J. Pharoah Doss: Lowered police standards, diversity, and shortages
Getty Images by J. Pharoah Doss, For New Pittsburgh Courier In 2015, Seattle University had a panel discussion about race and policing. The panel featured conservative commentator Ben Shapiro and left-wing cultural critic Charles Mudede. Shapiro stated that overzealous policing has a cost and a benefit. Unfortunately, the victims of overzealous policing bear the cost, … Continued The post J. Pharoah Doss: Lowered police standards, diversity, and shortages appeared first on New Pittsburgh Courier.
by J. Pharoah Doss, For New Pittsburgh Courier
In 2015, Seattle University had a panel discussion about race and policing. The panel featured conservative commentator Ben Shapiro and left-wing cultural critic Charles Mudede.
Shapiro stated that overzealous policing has a cost and a benefit. Unfortunately, the victims of overzealous policing bear the cost, but the cost doesn’t outweigh the benefit.
Mudede dismissed Shapiro’s cost-benefit analysis and stated right-wingers reject affirmative action out of fear of Black incompetency, but the incompetence of White police officers was never mentioned.
Mudede’s attempt to expose that double standard fell on deaf ears.
However, in 2017, Dr. Alfred S. Titus Jr., a retired New York police detective and law enforcement consultant, wrote, “Once again, [there is] a proposal to lower police hiring requirements in attempts to increase the candidate pool in cities that are suffering in the area of police recruitment. In the latest attempt to raise recruitment, some cities and police departments are considering accepting candidates with minor drug and criminal offenses to become police officers … The fact that this is being considered reveals to me that either this discussion does not include police or is being decided by persons who have no knowledge [of] what it means to wear the police uniform.”

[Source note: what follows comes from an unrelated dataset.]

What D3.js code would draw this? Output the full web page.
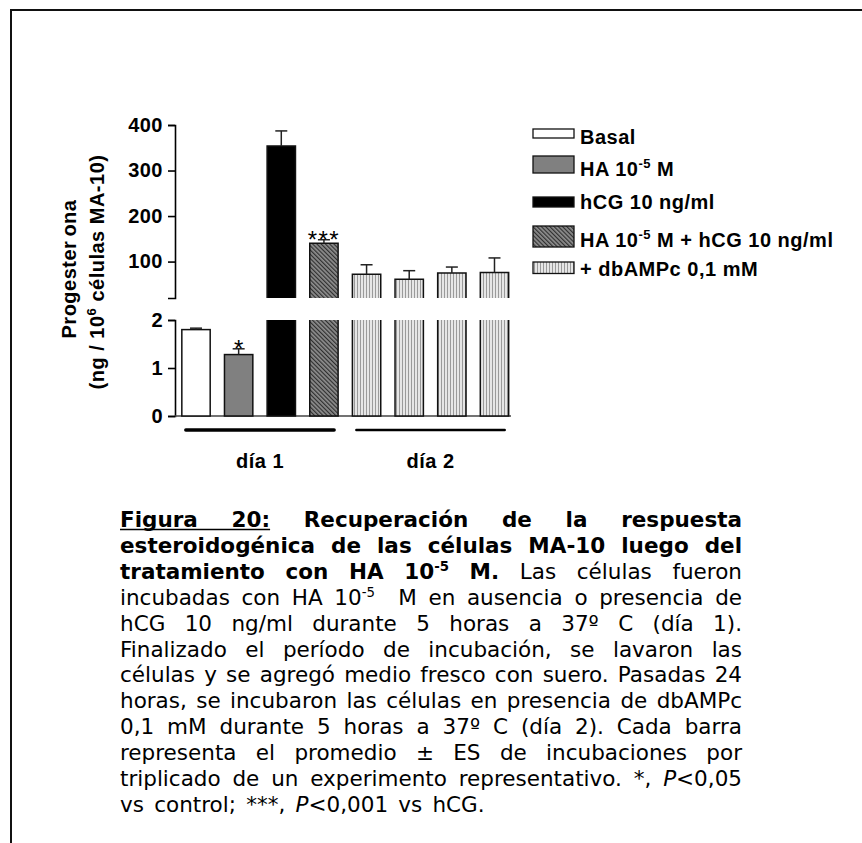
<!DOCTYPE html>
<html>
<head>
<meta charset="utf-8">
<script src="https://cdn.jsdelivr.net/npm/d3@7"></script>
<style>
  html, body { margin: 0; padding: 0; background: #fff; }
  svg { display: block; }
  .ax path, .ax line { stroke: #000; stroke-width: 1.6; }
  .ax text { font-family: "Liberation Sans", Arial, sans-serif; font-weight: bold; font-size: 20px; letter-spacing: 0.5px; fill: #000; }
</style>
</head>
<body>
<svg id="chart" width="862" height="843"></svg>
<script>
// Progesterone output (ng / 10^6 MA-10 cells): mean and SE per condition
const barIds     = ["Basal", "HA", "hCG", "HA+hCG", "db-Basal", "db-HA", "db-hCG", "db-HA+hCG"];
const barMeans   = [1.8, 1.28, 354, 140, 72, 61, 75, 76];
const barErrors  = [0.03, 0.12, 33, 8, 21, 19, 13, 32];
const barGroup   = [0, 1, 2, 3, 4, 4, 4, 4];        // legend entry of each bar
const barDay     = [0, 0, 0, 0, 1, 1, 1, 1];        // day block of each bar
const barSignif  = ["", "*", "", "***", "", "", "", ""];
const dayLabels  = ["día 1", "día 2"];
const upperTicks = [100, 200, 300, 400];
const lowerTicks = [0, 1, 2];
// legend labels: even pieces normal, odd pieces superscript
const legendLabels = [
  ["Basal"],
  ["HA 10", "-5", " M"],
  ["hCG 10 ng/ml"],
  ["HA 10", "-5", " M + hCG 10 ng/ml"],
  ["+ dbAMPc 0,1 mM"]
];
// caption lines as [text, style] runs; b = bold, u = underline, s = superscript, i = italic
const captionLines = [
  [["Figura 20:", "bu"], [" Recuperación de la respuesta", "b"]],
  [["esteroidogénica de las células MA-10 luego del", "b"]],
  [["tratamiento con HA 10", "b"], ["-5", "bs"], [" M.", "b"], [" Las células fueron", ""]],
  [["incubadas con HA 10", ""], ["-5", "s"], ["  M en ausencia o presencia de", ""]],
  [["hCG 10 ng/ml durante 5 horas a 37º C (día 1).", ""]],
  [["Finalizado el período de incubación, se lavaron las", ""]],
  [["células y se agregó medio fresco con suero. Pasadas 24", ""]],
  [["horas, se incubaron las células en presencia de dbAMPc", ""]],
  [["0,1 mM durante 5 horas a 37º C (día 2). Cada barra", ""]],
  [["representa el promedio ± ES de incubaciones por", ""]],
  [["triplicado de un experimento representativo. *, ", ""], ["P", "i"], ["<0,05", ""]],
  [["vs control; ***, ", ""], ["P", "i"], ["<0,001 vs hCG.", ""]]
];

const svg = d3.select("#chart");
svg.append("rect").attr("width", 862).attr("height", 843).attr("fill", "#fff");

// page frame (top and left rules)
svg.append("path").attr("d", "M11,843V10H862")
  .attr("fill", "none").attr("stroke", "#111").attr("stroke-width", 2);

// fill patterns
const defs = svg.append("defs");
const hatch = defs.append("pattern").attr("id", "hatch")
  .attr("patternUnits", "userSpaceOnUse").attr("width", 3).attr("height", 3)
  .attr("patternTransform", "rotate(-45)");
hatch.append("rect").attr("width", 3).attr("height", 3).attr("fill", "#8e8e8e");
hatch.append("rect").attr("width", 1.2).attr("height", 3).attr("fill", "#2f2f2f");

const stripes = defs.append("pattern").attr("id", "stripes")
  .attr("patternUnits", "userSpaceOnUse").attr("width", 3).attr("height", 10);
stripes.append("rect").attr("width", 3).attr("height", 10).attr("fill", "#e6e6e6");
stripes.append("rect").attr("width", 1).attr("height", 10).attr("fill", "#9a9a9a");

const groupFill = ["#ffffff", "#808080", "#000000", "url(#hatch)", "url(#stripes)"];

// scales: broken y axis (upper 20–400, lower 0–2)
const x   = d3.scaleBand().domain(barIds).range([176.5, 514]).paddingInner(0.335).paddingOuter(0.125);
const yHi = d3.scaleLinear().domain([20, 400]).range([298, 125]);
const yLo = d3.scaleLinear().domain([0, 2]).range([416, 320]);
const axisX = 175;
const bw = x.bandwidth();

// axes
svg.append("g").attr("class", "ax").attr("transform", `translate(${axisX},0)`)
  .call(d3.axisLeft(yHi).tickValues(upperTicks).tickFormat(d3.format("d"))
    .tickSize(7).tickSizeOuter(7).tickPadding(5));
svg.append("g").attr("class", "ax").attr("transform", `translate(${axisX},0)`)
  .call(d3.axisLeft(yLo).tickValues(lowerTicks).tickFormat(d3.format("d"))
    .tickSize(7).tickSizeOuter(7).tickPadding(5));

// zero baseline
svg.append("line")
  .attr("x1", axisX).attr("x2", x.range()[1] - 3)
  .attr("y1", yLo(0)).attr("y2", yLo(0))
  .attr("stroke", "#444").attr("stroke-width", 1.5);

// bars
const barsG = svg.append("g");
barIds.forEach((id, i) => {
  const v = barMeans[i], e = barErrors[i];
  const x0 = x(id), fill = groupFill[barGroup[i]];
  const lowMax = yLo.domain()[1], hiMin = yHi.domain()[0];
  let scale;
  if (v <= lowMax) {
    scale = yLo;
    barsG.append("rect")
      .attr("x", x0).attr("y", yLo(v)).attr("width", bw).attr("height", yLo(0) - yLo(v))
      .attr("fill", fill).attr("stroke", "#111").attr("stroke-width", 1.5);
  } else {
    scale = yHi;
    // lower segment, cut at the break
    barsG.append("rect")
      .attr("x", x0).attr("y", yLo(lowMax)).attr("width", bw).attr("height", yLo(0) - yLo(lowMax))
      .attr("fill", fill);
    barsG.append("path")
      .attr("d", `M${x0},${yLo(lowMax)}V${yLo(0)}H${x0 + bw}V${yLo(lowMax)}`)
      .attr("fill", "none").attr("stroke", "#111").attr("stroke-width", 1.5);
    // upper segment
    barsG.append("rect")
      .attr("x", x0).attr("y", yHi(v)).attr("width", bw).attr("height", yHi(hiMin) - yHi(v))
      .attr("fill", fill);
    barsG.append("path")
      .attr("d", `M${x0},${yHi(hiMin)}V${yHi(v)}H${x0 + bw}V${yHi(hiMin)}`)
      .attr("fill", "none").attr("stroke", "#111").attr("stroke-width", 1.5);
  }
  // error bar (upper half)
  const cx = x0 + bw / 2;
  const yTop = scale(v + e);
  barsG.append("line").attr("x1", cx).attr("x2", cx).attr("y1", scale(v)).attr("y2", yTop)
    .attr("stroke", "#222").attr("stroke-width", 1.5);
  barsG.append("line").attr("x1", cx - 6).attr("x2", cx + 6).attr("y1", yTop).attr("y2", yTop)
    .attr("stroke", "#222").attr("stroke-width", 1.5);
  // significance marks
  if (barSignif[i]) {
    barsG.append("text")
      .attr("x", cx).attr("y", yTop + 8)
      .attr("text-anchor", "middle")
      .attr("font-family", "'Liberation Sans', Arial, sans-serif")
      .attr("font-size", 24)
      .attr("letter-spacing", barSignif[i].length > 1 ? 1.5 : 0)
      .text(barSignif[i]);
  }
});

// day brackets under the bars
dayLabels.forEach((lab, d) => {
  const idx = barIds.filter((_, i) => barDay[i] === d);
  const xa = x(idx[0]) + 4, xb = x(idx[idx.length - 1]) + bw - 4;
  svg.append("line").attr("x1", xa).attr("x2", xb).attr("y1", 430).attr("y2", 430)
    .attr("stroke", "#000").attr("stroke-width", d === 0 ? 3.5 : 2.5).attr("stroke-linecap", "round");
  svg.append("text").attr("x", (xa + xb) / 2).attr("y", 468)
    .attr("text-anchor", "middle")
    .attr("font-family", "'Liberation Sans', Arial, sans-serif")
    .attr("font-weight", "bold").attr("font-size", 20).attr("letter-spacing", 0.5)
    .text(lab);
});

// y axis title (two rotated lines)
const titleFont = "'Liberation Sans', Arial, sans-serif";
const t1 = svg.append("text").attr("transform", "translate(76,269) rotate(-90)")
  .attr("text-anchor", "middle").attr("font-family", titleFont)
  .attr("font-weight", "bold").attr("font-size", 20).attr("letter-spacing", 0.5);
t1.append("tspan").text("Progester");
t1.append("tspan").attr("dx", 4).text("ona");
const t2 = svg.append("text").attr("transform", "translate(104,272) rotate(-90)")
  .attr("text-anchor", "middle").attr("font-family", titleFont)
  .attr("font-weight", "bold").attr("font-size", 20).attr("letter-spacing", 0.5);
t2.append("tspan").text("(ng / 10");
t2.append("tspan").attr("font-size", 13).attr("dy", -8).text("6");
t2.append("tspan").attr("dy", 8).text(" células MA-10)");

// legend
const legendRows = [
  { y: 129, h: 9,  base: 143.5 },
  { y: 156, h: 17, base: 176 },
  { y: 197, h: 10, base: 209 },
  { y: 226, h: 21, base: 247 },
  { y: 262, h: 11.5, base: 276 }
];
const legG = svg.append("g");
legendLabels.forEach((parts, k) => {
  const r = legendRows[k];
  legG.append("rect").attr("x", 533).attr("y", r.y).attr("width", 41).attr("height", r.h)
    .attr("fill", groupFill[k]).attr("stroke", "#111").attr("stroke-width", 1.3);
  const t = legG.append("text").attr("x", 580).attr("y", r.base)
    .attr("font-family", titleFont).attr("font-weight", "bold")
    .attr("font-size", 20).attr("letter-spacing", 0.5);
  let shift = 0;
  parts.forEach((p, j) => {
    const sup = j % 2 === 1;
    const dy = sup ? -8 : -shift;
    shift = sup ? -8 : 0;
    const ts = t.append("tspan").attr("dy", dy).text(p);
    if (sup) ts.attr("font-size", 13);
  });
});

// caption (justified block)
const capX0 = 120, capX1 = 742, capY0 = 527, capLH = 25.9, capFS = 21.5;
const capG = svg.append("g")
  .attr("font-family", "'DejaVu Sans', Verdana, sans-serif")
  .attr("font-size", capFS).attr("fill", "#000");

captionLines.forEach((runs, li) => {
  const baseY = capY0 + li * capLH;
  const words = [[]];
  runs.forEach(([txt, st]) => {
    txt.split(" ").forEach((piece, k) => {
      if (k > 0) words.push([]);
      if (piece.length) words[words.length - 1].push({ t: piece, st });
    });
  });
  const nodes = words.map(w => {
    const t = capG.append("text").attr("y", baseY);
    let shift = 0;
    w.forEach(run => {
      const ts = t.append("tspan").text(run.t);
      if (run.st.includes("b")) ts.attr("font-weight", "bold");
      if (run.st.includes("i")) ts.attr("font-style", "italic");
      if (run.st.includes("s")) {
        ts.attr("font-size", capFS * 0.62).attr("dy", -8 - shift);
        shift = -8;
      } else if (shift) {
        ts.attr("dy", -shift);
        shift = 0;
      }
    });
    return { node: t, w: t.node().getComputedTextLength(), u: w.some(r => r.st.includes("u")) };
  });
  const total = d3.sum(nodes, n => n.w);
  const last = li === captionLines.length - 1;
  const gap = (!last && nodes.length > 1) ? (capX1 - capX0 - total) / (nodes.length - 1) : capFS * 0.36 + 2.5;
  let cx = capX0;
  let uA = null, uB = null;
  nodes.forEach(n => {
    n.node.attr("x", cx);
    if (n.u) { if (uA === null) uA = cx; uB = cx + n.w; }
    cx += n.w + gap;
  });
  if (uA !== null) {
    capG.append("line").attr("x1", uA).attr("x2", uB)
      .attr("y1", baseY + 2.5).attr("y2", baseY + 2.5)
      .attr("stroke", "#000").attr("stroke-width", 1.5);
  }
});
</script>
</body>
</html>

Relaxing requirements for diversity when recruitment was at its peak and lowering standards to fill shortages are different issues and shouldn’t be conflated.
Recently, Glenn Loury, a Black conservative and podcast host, interviewed former Baltimore police officer and professor of criminal justice Peter Moskos about Tyre Nichols. Nichols was a Black man who was 29 years old. Five Black Memphis police officers beat him so badly that he died in the hospital a few days later.
Loury stated that a lot of people on “the right” are pointing out that standards were lowered to recruit more Black police officers. The poor tactics deployed by the five Black officers that were charged with Nichol’s murder revealed the consequences of these lowered standards. Loury added that he found that argument distasteful but asked Moskos if the argument had merit.
Moskos stated that the video footage of Nichols’ beating revealed police brutality combined with poor policing. He just wasn’t sure if lowered standards were a contributing factor and couldn’t state for a fact if the argument had merit.
But what did Loury find so distasteful?
The same thing Mudede tried to emphasize in 2015, which was poor policing by White officers, was never linked to incompetency. Now that five Black officers have made national headlines for police brutality, right-wing media outlets have headlines about incompetency and lowered standards.
One New York Post headline said: “Racism didn’t kill Tyre Nichols—moronic, poorly trained cops did.” The opinion writer took issue with CNN’s Van Jones, The Atlantic’s Jemele Hill, and filmmaker Bree Newsome Bass, who all claimed that the five Black officers who beat Nichols were trained to be anti-Black and reflected a racist police culture. The opinion writer said these individuals were completely insane to attribute five Black men killing a Black man to racism.
Instead, the reader should draw the conclusion that the five Black police officers were incompetent morons.
Another New York Post opinion writer asked: Why does police professionalism in some enclaves keep regressing? Look no further than diversity, equity, and inclusion.
These arguments had no merit for Loury because of their racist undertones. However, it was hard not to get the impression that Loury didn’t want to dive deeper into this subject.
Apparently, Alvin Davis, the former lieutenant in charge of recruiting in Memphis, told the Associated Press that the Memphis Police Department lowered its hiring standards in an effort to keep staffing levels high. This led to underqualified and inexperienced officers throughout the department. According to the New York Daily News, “Memphis police reportedly asked for waivers to add candidates with criminal records and cut down on guidelines requiring an officer to have previous police experience, military service, or college credit.”
Davis said, “They would allow just pretty much anybody to be a police officer.”
No matter how distasteful the racial undertones further inquiry into the lowered standards has merit.